Well, no, because you're forgetting the effect on the standard deviation. 20d6 does have an average of 70, with an SD of 7.6. This means 95% of all results will be between 55 and 85.
20d6 exploding on a 6 has, as you note an average of 84, but has an SD of 14.6, meaning it's 95% probability is from 55 to 113.
The probability density function of exploding d6's skews heavily upward, but has a higher variance. It's bottom is still rooted at the same point as non-exploding d6's, but its upper end is much higher than a simple look at the mean would suggest. In fact, the mean of the exploding function is right at the upper 95% boundary for straight 20d6, meaning that, on average, you're at least 50% likely to roll better than the upper 2.5% likelihood on straight 20d6.
And this same pattern holds across all xd6.
The upshot here is that you have a better than 14% chance on 20d6 exploding to roll over 100 damage, and a much less than 1% chance to do so on straight 20d6. You also have an almost 2% chance on exploding 20d6 to exceed the maximum value of straight 20d6.
So, statistically speaking, the chance of better damage is much higher than the means would predict.
While true, it still ends up with the average damage being in the 80s. I just rolled 20 times on Roll20 rolling. The results were (96+95+102+96+110+73+70+126+69+83+76+82+102+79+111+78+75+83+99+66)/20
= 88.55
9 rolls were above average with a couple really high damage rolls compared to normal 20d6.
3 rolls were at or below average for normal 20d6.
8 were between the averages for 20d6 and 20d6!.

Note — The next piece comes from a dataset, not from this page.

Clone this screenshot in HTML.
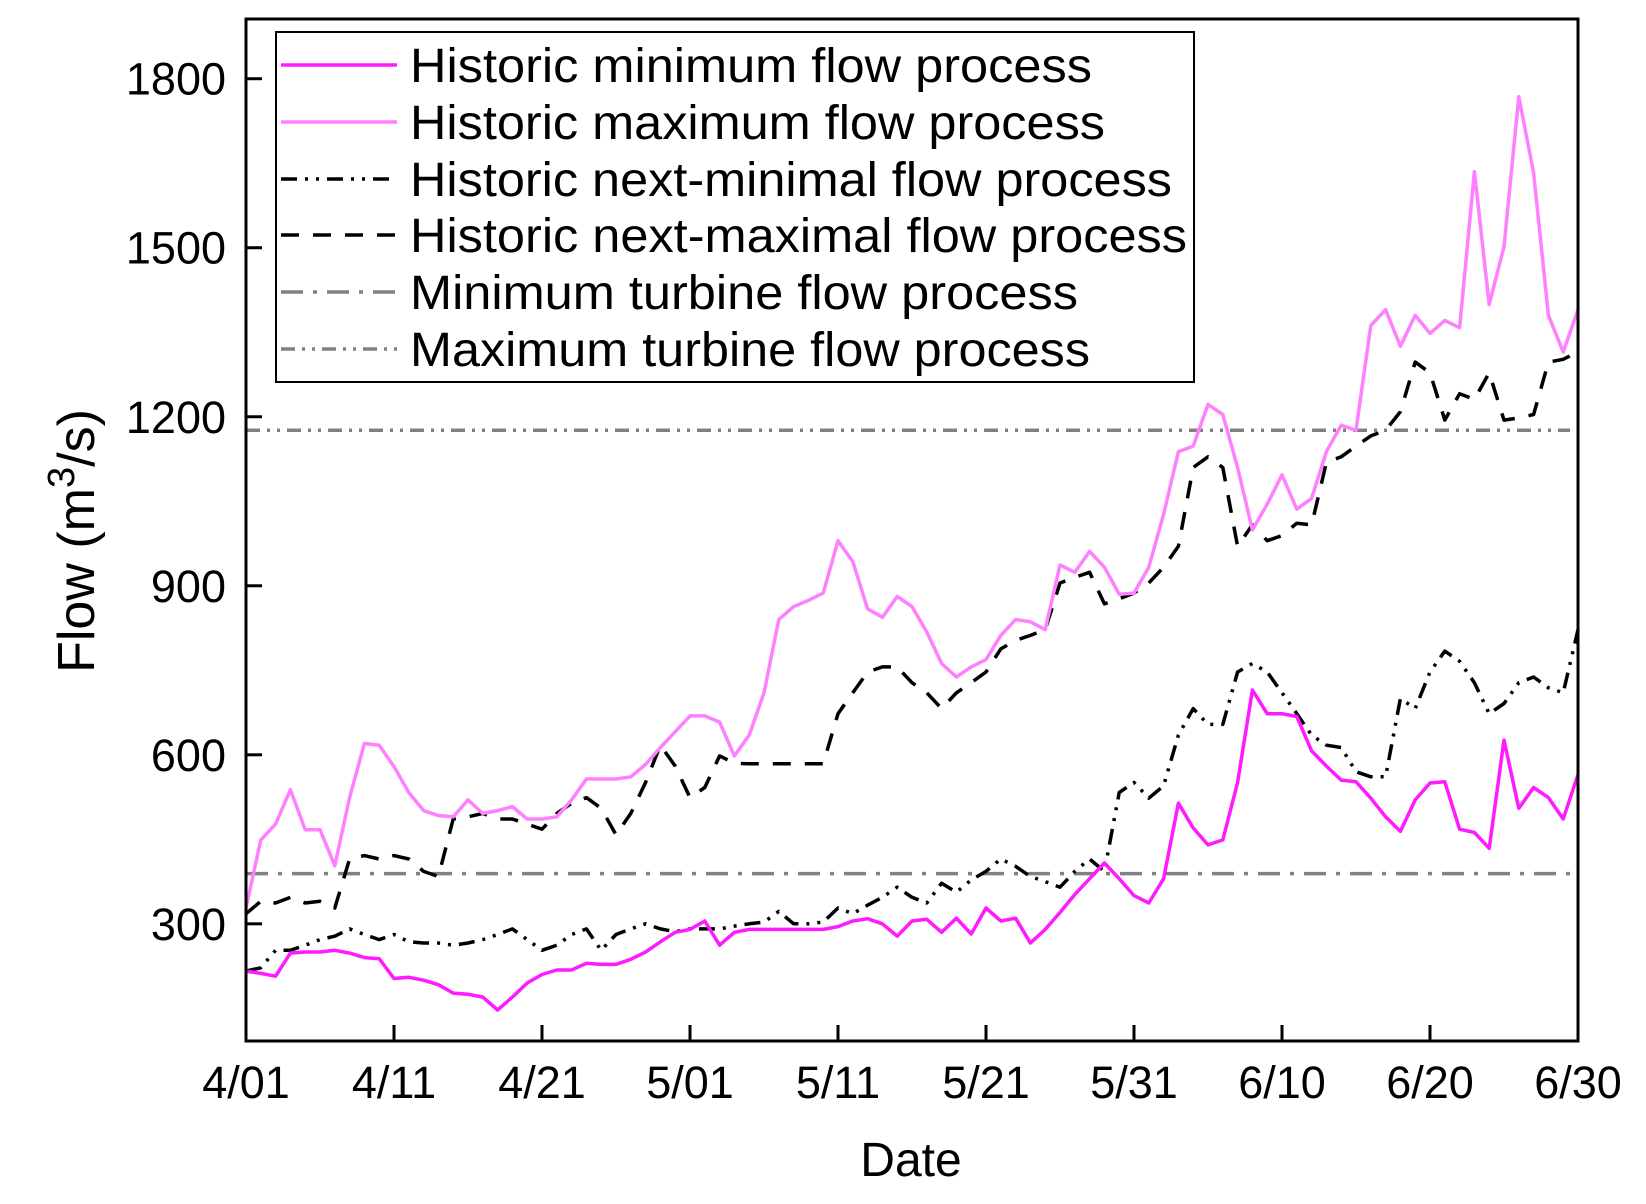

This is definitely the simplest solution for additional fall damage and what I would recommend for someone who wants a rules light solution. It has the possibility that a 10' fall will kill a level 1 character outright; falls have a chance of doing catastrophic damage once in a while; and it still integrates with the fall damage mitigation features from some of the classes.